Среди тех, кто чрезвычайно ускорил этот процесс синтеза, выдающееся место занимает Леонардо, «ото sanza lettere» (человек без книжного образования) и потому свободный от предрассудков, более близкий к природе. Он был высокого мнения об опыте, приписывал ему универсальное значение - «знание - дочь опыта» - и широко прибегал к нему, будучи уверенным, что «всякое наше знание начинается с чувств», поэтому «нужно ограничивать рассуждение опытом», а не простирать его за пределы опыта. Но опыт сам по себе - это сырой материал, и дело разума включить его в концепцию мира и показать, «почему данный опыт должен идти именно так» (Ms. E, 55 г.). Наблюдения, содержащиеся в «Кодексе о полете птиц» («птица - это инструмент, действующий по законам математики»), носят универсальный характер в том смысле, что, по Леонардо (а такое понимание экспериментального метода характерно для него и объединяет его с Галилеем), вся природа пронизана математическими законами, поэтому
«никакое человеческое исследование не может претендовать на то, чтобы быть истинной наукой, если оно не использует математических доказательств и нет никакой уверенности там, где нельзя применить одну из математических наук» (Ms. G, 96 v.) .

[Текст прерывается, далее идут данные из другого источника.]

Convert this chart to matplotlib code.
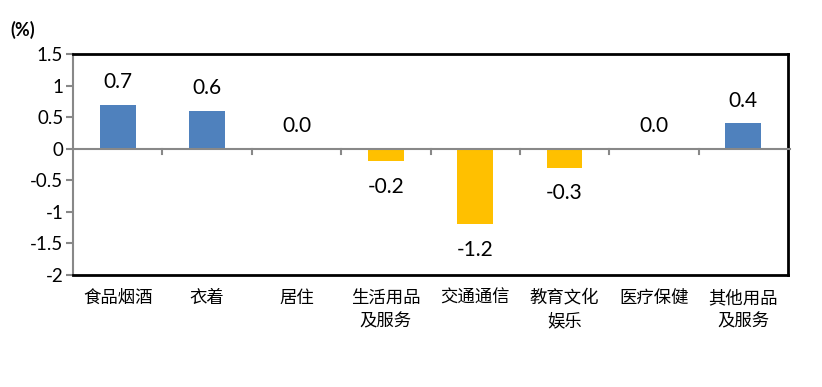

В таком понимании опыты сами по себе никогда не бывают ошибочными,
«ошибочными бывают лишь ваши суждения, если вы ожидаете от этих экспериментов такого действия, которое не будет следствием их».
И поэтому
«несправедливо жалуются люди на опыт, в величайшем гневе обвиняя его я обманчивости. Оставьте его в покое и обратите свои жалобы на ваше невежество, которое заставляет вас спешить со своими тщетными и вздорными ожиданиями таких вещей, которые не во власти опыта, и говорить, что он обманчив».
Леонардо, как и Галилей, не был теоретиком экспериментального метода, но все его труды по физике, приведенные и подобные им рассуждения ставят его в один ряд с наиболее тонкими и глубокими современными экспериментаторами.